This presentation will provide an overview of our work to date on the 2021 LAUC Research Grant project, “A review of publishing and sharing practices for machine learning objects for informing library curation practices.” We will cover the motivation behind this project, our research methods, and preliminary findings from our work.
Machine learning (ML) is a field of study that combines computer science and statistical techniques to achieve goals by “learning” iteratively through experience, and is becoming more common across a range of disciplines. Creating an ML research object is resource intensive, often requiring large amounts of training and test data and processing power. In addition, ML reproducibility depends on rigorous documentation but often falls short as a consequence of incomplete and/or poorly described components (e.g., training data, source code, algorithms), properties (parameters, methods, workflows, provenance), and computing environments (software packages and versions). Broad sharing of ML outputs, if properly documented and organized with an eye towards reusability, can therefore make future research more efficient and reproducible. To date, formalized guidelines and recommended practices for documenting and sharing ML objects are scarce, at least within library-centric professions and generalist data repositories. We seek to inform our practice by learning about current norms and standards for ML objects, if any, and to share knowledge gained with the broader data curation community.

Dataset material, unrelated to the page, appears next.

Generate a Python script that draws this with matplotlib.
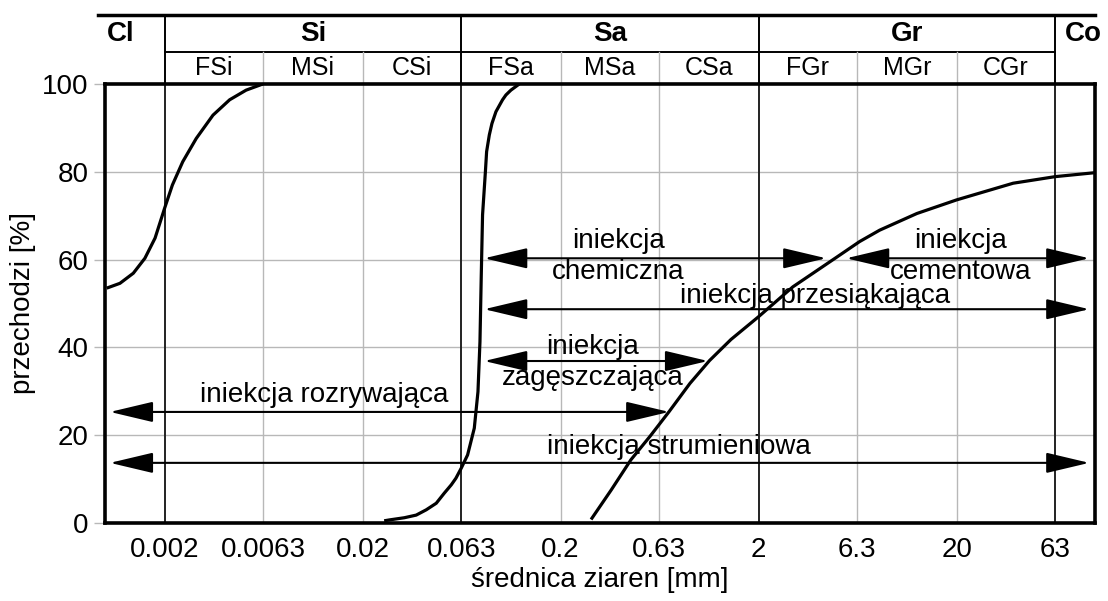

Our project includes a broad survey of ML objects on a selection of repositories that specialize in ML research workflows and outputs, as well as several generalist repositories. In conducting this broad scan of repositories for ML research objects and analyzing the provided metadata, we aim to identify “good” sharing practices as well as to assess whether the observed frequencies of these practices varies significantly among generalist repositories and across disciplines.